Für die Erkenntnis, der alte Mensch müsse sich selbst überwinden, zieht Kennedy Nietzsche heran – innerhalb dieses Psycho-Trips eine höchst abenteuerliche Verortung des großen Denkers. Kennedy kreiert eine abstruse, assoziative Mischung aus pseudophilosophischen Geraune und spiritistischer Erweckungssitzung. Komplett auf Englisch – und es ist wahrlich nicht das Schlechteste, dabei nicht jedes Wort zu verstehen.
Man mag es kaum glauben, doch für Kennedy ist diese „Coming Society“ eine Wunschwelt. Mit geradezu befremdlichem Optimismus beschwört sie in Interviews die „ungeahnten Möglichkeiten“ der Technikwelt, die uns womöglich bei der „Transformation“, beim „Wachstum“ unseres Selbst behilflich sein könnten. Zu sehen ist jedoch ein Schreckensszenario. Menschen, die ihr Menschsein, ihre Individualität, ihre Gefühle überwunden haben – eine gleichgeschaltete Brave New World, wie sie Aldous Huxley nicht besser hätte eralbträumen können.

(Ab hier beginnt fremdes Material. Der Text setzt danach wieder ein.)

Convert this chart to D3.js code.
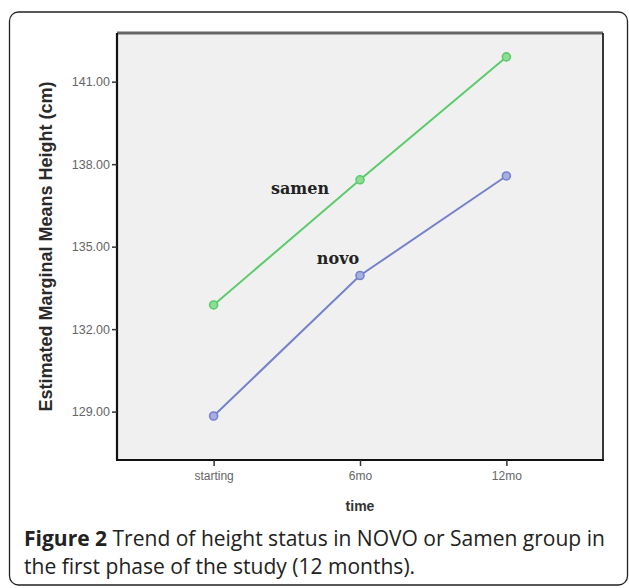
<!DOCTYPE html>
<html>
<head>
<meta charset="utf-8">
<script src="https://cdn.jsdelivr.net/npm/d3@7"></script>
<style>
  html, body { margin: 0; padding: 0; background: #fff; }
  svg { display: block; }
</style>
</head>
<body>
<svg id="chart" width="629" height="588"></svg>
<script>
// ---- data ----
const categories = ["starting", "6mo", "12mo"];
const samenValues = [132.88, 137.43, 141.9];
const novoValues = [128.84, 133.95, 137.57];
const yTicks = [129, 132, 135, 138, 141];
const seriesNames = ["samen", "novo"];
const yTitle = "Estimated Marginal Means Height (cm)";
const xTitle = "time";
const captionBold = "Figure 2";
const captionLine1 = " Trend of height status in NOVO or Samen group in";
const captionLine2 = "the first phase of the study (12 months).";

const svg = d3.select("#chart");

// outer rounded panel
svg.append("rect")
  .attr("x", 9.5).attr("y", 12).attr("width", 618).attr("height", 573)
  .attr("rx", 9).attr("ry", 9)
  .attr("fill", "#fff").attr("stroke", "#222").attr("stroke-width", 1.3);

const plot = { left: 117, top: 33, right: 603, bottom: 460 };

const x = d3.scalePoint().domain(categories)
  .range([plot.left, plot.right]).padding(0.66);
const y = d3.scaleLinear().domain([127.24, 142.77])
  .range([plot.bottom, plot.top]);

// plot background
svg.append("rect")
  .attr("x", plot.left).attr("y", plot.top)
  .attr("width", plot.right - plot.left).attr("height", plot.bottom - plot.top)
  .attr("fill", "#f0f0f0");

// frame
const frame = svg.append("g");
frame.append("line").attr("x1", plot.left).attr("x2", plot.right)
  .attr("y1", plot.top).attr("y2", plot.top)
  .attr("stroke", "#666").attr("stroke-width", 3);
frame.append("line").attr("x1", plot.right).attr("x2", plot.right)
  .attr("y1", plot.top).attr("y2", plot.bottom)
  .attr("stroke", "#222").attr("stroke-width", 1.8);

// axes
const yAxis = d3.axisLeft(y).tickValues(yTicks)
  .tickFormat(d3.format(".2f")).tickSize(5).tickPadding(2);
const gy = svg.append("g").attr("transform", `translate(${plot.left},0)`).call(yAxis);
gy.select(".domain").attr("stroke", "#111").attr("stroke-width", 2.2)
  .attr("d", `M0,${plot.top}V${plot.bottom}`);
gy.selectAll(".tick line").attr("stroke", "#333").attr("stroke-width", 1.5);
gy.selectAll(".tick text").attr("fill", "#666")
  .style("font-family", "'Liberation Sans', Arial, sans-serif")
  .style("font-size", "12.5px");

const xAxis = d3.axisBottom(x).tickSize(6).tickPadding(5);
const gx = svg.append("g").attr("transform", `translate(0,${plot.bottom})`).call(xAxis);
gx.select(".domain").attr("stroke", "#111").attr("stroke-width", 2.2)
  .attr("d", `M${plot.left - 1},0H${plot.right + 1}`);
gx.selectAll(".tick line").attr("stroke", "#333").attr("stroke-width", 1.5);
gx.selectAll(".tick text").attr("fill", "#666")
  .style("font-family", "'Liberation Sans', Arial, sans-serif")
  .style("font-size", "12px");

// axis titles
svg.append("text")
  .attr("transform", `translate(52,${(80 + 413) / 2}) rotate(-90)`)
  .attr("text-anchor", "middle")
  .attr("fill", "#2a2a2a")
  .style("font-family", "'Liberation Sans', Arial, sans-serif")
  .style("font-weight", "bold").style("font-size", "18px")
  .text(yTitle);

svg.append("text")
  .attr("x", x(categories[1])).attr("y", 511)
  .attr("text-anchor", "middle").attr("fill", "#333")
  .style("font-family", "'Liberation Sans', Arial, sans-serif")
  .style("font-weight", "bold").style("font-size", "14px")
  .text(xTitle);

// series
const series = [
  { name: seriesNames[0], values: samenValues, color: "#5ccb6b", fill: "#8fdc98" },
  { name: seriesNames[1], values: novoValues, color: "#7482cc", fill: "#a6afe0" }
];
const line = d3.line().x((d, i) => x(categories[i])).y(d => y(d));
series.forEach(s => {
  svg.append("path").datum(s.values)
    .attr("d", line).attr("fill", "none")
    .attr("stroke", s.color).attr("stroke-width", 2);
  svg.selectAll(null).data(s.values).enter().append("circle")
    .attr("cx", (d, i) => x(categories[i])).attr("cy", d => y(d))
    .attr("r", 4).attr("fill", s.fill)
    .attr("stroke", s.color).attr("stroke-width", 1.6);
});

// series labels
const labelStyle = sel => sel
  .attr("fill", "#222")
  .style("font-family", "'DejaVu Serif', serif")
  .style("font-weight", "bold")
  .style("font-size", "16px");
svg.append("text").attr("x", 300).attr("y", y(samenValues[1]) + 14)
  .attr("text-anchor", "middle").call(labelStyle).text(seriesNames[0]);
svg.append("text").attr("x", x(categories[1]) - 22).attr("y", y(novoValues[1]) - 12)
  .attr("text-anchor", "middle").call(labelStyle).text(seriesNames[1]);

// caption
const cap = svg.append("g")
  .style("font-family", "'Open Sans', 'Noto Sans', sans-serif")
  .style("font-size", "20px").attr("fill", "#222");
const t1 = cap.append("text").attr("x", 24).attr("y", 546);
t1.append("tspan").style("font-weight", "bold").text(captionBold);
t1.append("tspan").text(captionLine1);
const t2 = cap.append("text").attr("x", 24).attr("y", 574).text(captionLine2);
// fit the caption to the width of the reference text block
const w = t1.node().getComputedTextLength();
const fs = 20 * 581 / w;
cap.style("font-size", fs + "px");
</script>
</body>
</html>
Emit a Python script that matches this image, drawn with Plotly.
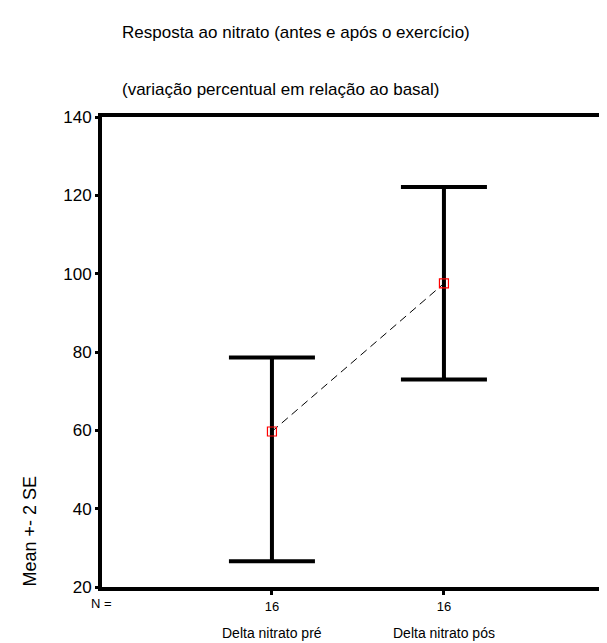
import plotly.graph_objects as go

categories = ["Delta nitrato pré", "Delta nitrato pós"]
n_labels = ["16", "16"]
means = [59.7, 97.5]
upper = [78.6, 122.1]
lower = [26.6, 73.0]
y_ticks = [20, 40, 60, 80, 100, 120, 140]
title_lines = ["Resposta ao nitrato (antes e após o exercício)",
               "(variação percentual em relação ao basal)"]
y_title = "Mean +- 2 SE"

OFF = 8  # default body margin of the html page
W, H = 607, 643 - OFF
L, R, T = 102 - OFF, 0, 117 - OFF
B = H - (587 - OFF)
pw, ph = W - L - R, H - T - B

def px_x(p):
    return (p - OFF - L) / pw

def px_y(p):
    return (H - B - (p - OFF)) / ph

xpos = list(range(1, len(categories) + 1))
err_plus = [u - m for u, m in zip(upper, means)]
err_minus = [m - l for m, l in zip(means, lower)]

sans = "Liberation Sans, Arial, sans-serif"

fig = go.Figure()
fig.add_trace(go.Scatter(
    x=xpos, y=means, mode="lines+markers",
    line=dict(color="black", width=1, dash="8px,5px"),
    marker=dict(symbol="square-open", color="red", size=9, line=dict(width=1.2, color="red")),
    error_y=dict(type="data", symmetric=False, array=err_plus, arrayminus=err_minus,
                 color="black", thickness=4, width=43),
    showlegend=False, hoverinfo="skip",
))

annotations = [
    dict(text=title_lines[0], x=px_x(120), y=px_y(33), xanchor="left", yanchor="middle"),
    dict(text=title_lines[1], x=px_x(120), y=px_y(90), xanchor="left", yanchor="middle"),
]
for a in annotations:
    a.update(xref="paper", yref="paper", showarrow=False,
             font=dict(family=sans, size=17, color="black"))
for xc, c in zip(xpos, categories):
    annotations.append(dict(text=c, x=xc, xref="x", y=px_y(633), yref="paper",
                            xanchor="center", yanchor="middle", showarrow=False,
                            font=dict(family=sans, size=14, color="black")))
annotations.append(dict(text="N =", x=px_x(101), y=px_y(603), xref="paper", yref="paper",
                        xanchor="center", yanchor="middle", showarrow=False,
                        font=dict(family=sans, size=13, color="black")))
annotations.append(dict(text=y_title, x=px_x(29), y=px_y(589), xref="paper", yref="paper",
                        xanchor="center", yanchor="bottom", textangle=-90, showarrow=False,
                        font=dict(family=sans, size=18, color="black")))

fig.update_layout(
    width=W, height=H,
    margin=dict(l=L, r=R, t=T, b=B, pad=0),
    paper_bgcolor="white", plot_bgcolor="white",
    annotations=annotations,
    xaxis=dict(range=[0.012, 0.012 + pw / 172.0], tickvals=xpos, ticktext=n_labels,
               showgrid=False, zeroline=False, showline=True, linecolor="black", linewidth=4,
               mirror=True, ticks="outside", ticklen=4, tickwidth=3, tickcolor="black",
               tickfont=dict(family=sans, size=13, color="black")),
    yaxis=dict(range=[20, 140], tickvals=y_ticks, showgrid=False, zeroline=False,
               showline=True, linecolor="black", linewidth=4,
               ticks="outside", ticklen=3, tickwidth=3, tickcolor="black",
               tickfont=dict(family=sans, size=17, color="black")),
)

fig.write_html("out.html")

Wie auch immer man Kennedys Weltsicht bewerten mag – das Problem dieser Installation, die deutlich besser im Museum aufgehoben wäre, liegt in ihrer theatralen Ereignislosigkeit und ihrem (analyse-)schwachen Text. Als sich Kennedy noch an Stücken von Marieluise Fleißer und Rainer Werner Fassbinder abarbeitete, zeigte sie neue Blicke auf die Figuren jener Zeit, Menschheitsstudien. Nun jedoch klittert sie ihre Texte aus, wie sie sagt, Fernsehserien, Airbnb-Inseraten und Internetschnipseln zusammen. Auch wenn die Bühne von Markus Selg zunächst beeindruckt – ein sogenanntes immersives Erlebnis, ein Eintauchen in diese Welt, findet nicht statt. Dafür haben die Avatare (zum Glück!) viel zu wenig mit uns zu tun.